Toutefois, ces incontestables progrès ne doivent pas masquer les bouleversements qu’ils vont provoquer sur le marché de la data. Seule une parfaite connaissance du dossier, une grande agilité et une capacité à anticiper peuvent faire la différence. De toute évidence, à voir l’impréparation de nombre d’entreprises, tout le monde ne semble pas se rendre compte des implications de ce nouveau règlement. Compte tenu de l’étendue du chantier, les sociétés, notamment les plus grandes, qui n’ont pas déjà bien avancé sur le sujet auront beaucoup de mal à être en conformité en mai 2018. La complexité du dossier à laquelle Fidzup s’est attaqué, pour sa part méthodiquement depuis l’été 2017, témoigne de l’engagement en amont que cela nécessite pour être effectivement prêt le jour J. Miser sur les moyens de contrôle limités de la CNIL (Commission nationale de l’informatique et des libertés), autorité garante de l’application du texte en France, ou espérer des aménagements du règlement seraient hypothétiques et in fine à très hauts risques.

La fin du Big Data pour les entreprises européennes

Or, il va falloir faire face à des questions complexes et parfois même bloquantes comme ont pu l’identifier les experts de Fidzup.

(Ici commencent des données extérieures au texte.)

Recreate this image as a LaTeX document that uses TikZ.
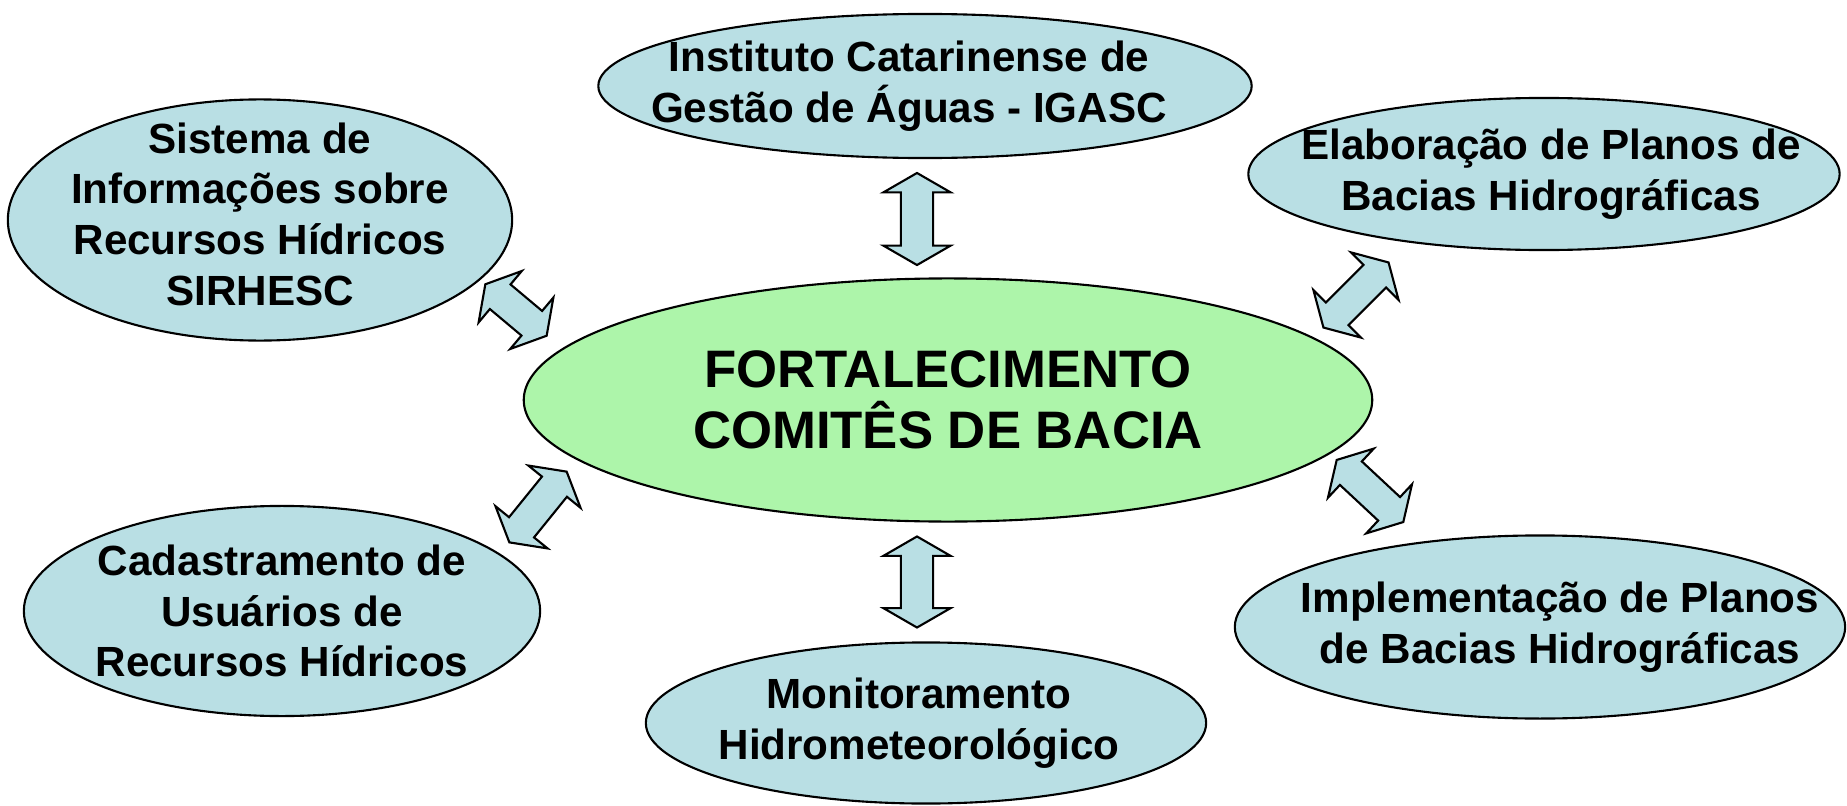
\documentclass[tikz,border=0pt]{standalone}
\usepackage{fontspec}
\setmainfont{Liberation Sans}
\usetikzlibrary{shapes.geometric,shapes.arrows}
\definecolor{bubblefill}{RGB}{185,223,228}
\definecolor{corefill}{RGB}{173,245,170}
\tikzset{
    bubble/.style={ellipse, draw, semithick, fill=bubblefill, inner sep=0pt},
    bubbletext/.style={align=center, font=\bfseries\fontsize{12}{14.4}\selectfont},
    coretext/.style={align=center, font=\bfseries\fontsize{15}{17.4}\selectfont},
    twoway/.style={double arrow, draw, semithick, fill=bubblefill,
        inner xsep=0pt, inner ysep=0.15cm, minimum height=#1,
        double arrow head extend=0.175cm, double arrow tip angle=120}
}
\begin{document}
\begin{tikzpicture}[x=0.01cm, y=-0.01cm]
    \useasboundingbox (0,0) rectangle (1847,806);
    % centro
    \node[bubble, fill=corefill, minimum width=8.48cm, minimum height=2.43cm] (core) at (948,400) {};
    \node[coretext] (core-t) at (core) {FORTALECIMENTO\\COMIT\^ES DE BACIA};
    % bolhas em volta
    \node[bubble, minimum width=6.53cm, minimum height=1.44cm] (igasc) at (925,86) {};
    \node[bubbletext] (igasc-t) at ([xshift=-0.16cm]igasc) {Instituto Catarinense de\\Gest\~ao de \'Aguas - IGASC};
    \node[bubble, minimum width=5.04cm, minimum height=2.41cm] (sirhesc) at (260,220) {};
    \node[bubbletext] (sirhesc-t) at ([yshift=0.06cm]sirhesc) {Sistema de\\Informa\c{c}\~oes sobre\\Recursos H\'idricos\\SIRHESC};
    \node[bubble, minimum width=5.91cm, minimum height=1.52cm] (elab) at (1544,174) {};
    \node[bubbletext] (elab-t) at ([xshift=0.07cm]elab) {Elabora\c{c}\~ao de Planos de\\Bacias Hidrogr\'aficas};
    \node[bubble, minimum width=5.16cm, minimum height=2.10cm] (cadastro) at (282,611) {};
    \node[bubbletext] (cadastro-t) at (cadastro) {Cadastramento de\\Usu\'arios de\\Recursos H\'idricos};
    \node[bubble, minimum width=5.60cm, minimum height=1.61cm] (monit) at (926,723) {};
    \node[bubbletext] (monit-t) at ([xshift=-0.07cm]monit) {Monitoramento\\Hidrometeorol\'ogico};
    \node[bubble, minimum width=6.10cm, minimum height=1.83cm] (implem) at (1540,627) {};
    \node[bubbletext] (implem-t) at ([xshift=0.2cm]implem) {Implementa\c{c}\~ao de Planos\\de Bacias Hidrogr\'aficas};
    % setas duplas
    \node[twoway=0.92cm, rotate=90] (a-igasc) at (917,219) {};
    \node[twoway=0.91cm, rotate=90] (a-monit) at (917,582) {};
    \node[twoway=0.80cm, rotate=-40] (a-sirhesc) at (516,310) {};
    \node[twoway=0.92cm, rotate=45] (a-elab) at (1356,295) {};
    \node[twoway=0.91cm, rotate=51] (a-cadastro) at (538,507) {};
    \node[twoway=0.91cm, rotate=-43] (a-implem) at (1370,491) {};
\end{tikzpicture}
\end{document}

N’oublions pas que dans le cadre des principes de « protection des données dès la conception » et de « sécurité par défaut » instaurés par le RGPD, les entreprises auront désormais l’obligation d’identifier et d’analyser chaque risque lié à une opération effectuée sur les données personnelles et proposer des solutions pour y remédier Privacy Impact Analysis »). Compte tenu des délais de validation des autorités de contrôle (8 semaines prolongeables 6 semaines), elles seront inévitablement freinées dans leurs traitements de données. Une contrainte qui bloque la capacité du marché à effectuer de nouveaux traitements, à innover et à faire évoluer son offre. C’est la fin des croisements de données et donc du Big Data pour les sociétés européennes. 

Les lourdes amendes qui ont été prévues, jusqu’à 4% du chiffre d’affaires mondial, l’ont été pour contenir l’essor des géants du web, à commencer par les Gafa, afin de protéger les champions européens du secteur. Mais dans les faits - triste effet pervers de ce texte - le RGPD risque fort d’aller à l’encontre de son objectif initial.

Ajuster le tir après les premiers mois d’application

De par leur force de frappe et leurs gigantesques moyens, les Gafa n’auront pas de problème pour se mettre en conformité, ils le sont d’ailleurs déjà à 80%. Et avec leurs armées de juristes, il est fort à parier qu’ils sauront de toute façon passer à travers les mailles du filet. Sans compter qu’ils peuvent réaliser aux Etats-Unis, sans aucune contrainte, du moins pas celles du nouveau règlement européen, tous les tests algorithmiques qu’ils souhaitent afin d’ajuster leurs traitements de données avant de les exploiter en Europe.

Dès lors, à quoi risque-t-on d’assister ? A la migration de nos champions européens vers les Etats-Unis qui n’auront d’autres choix que d’aller y tester leurs propres produits. Quant aux start-up du vieux continent, point de salut pour celles qui n’auront pas su anticiper. Les autres, les plus agiles, les plus innovantes, se sont d’ores et déjà adaptées pour apporter à leurs clients des solutions ad hoc.

Il faut espérer que les premiers mois d’application du RGPD seront l’occasion d’ajuster le tir en fonction des enseignements qui en seront tirés. Compte-tenu des enjeux économiques et technologiques, un allègement des procédures les plus lourdes (registre de traitement, PIA...) semble prioritaire et éviterait de freiner la croissance de nos entreprises sur des marchés où nous avons un certain poids.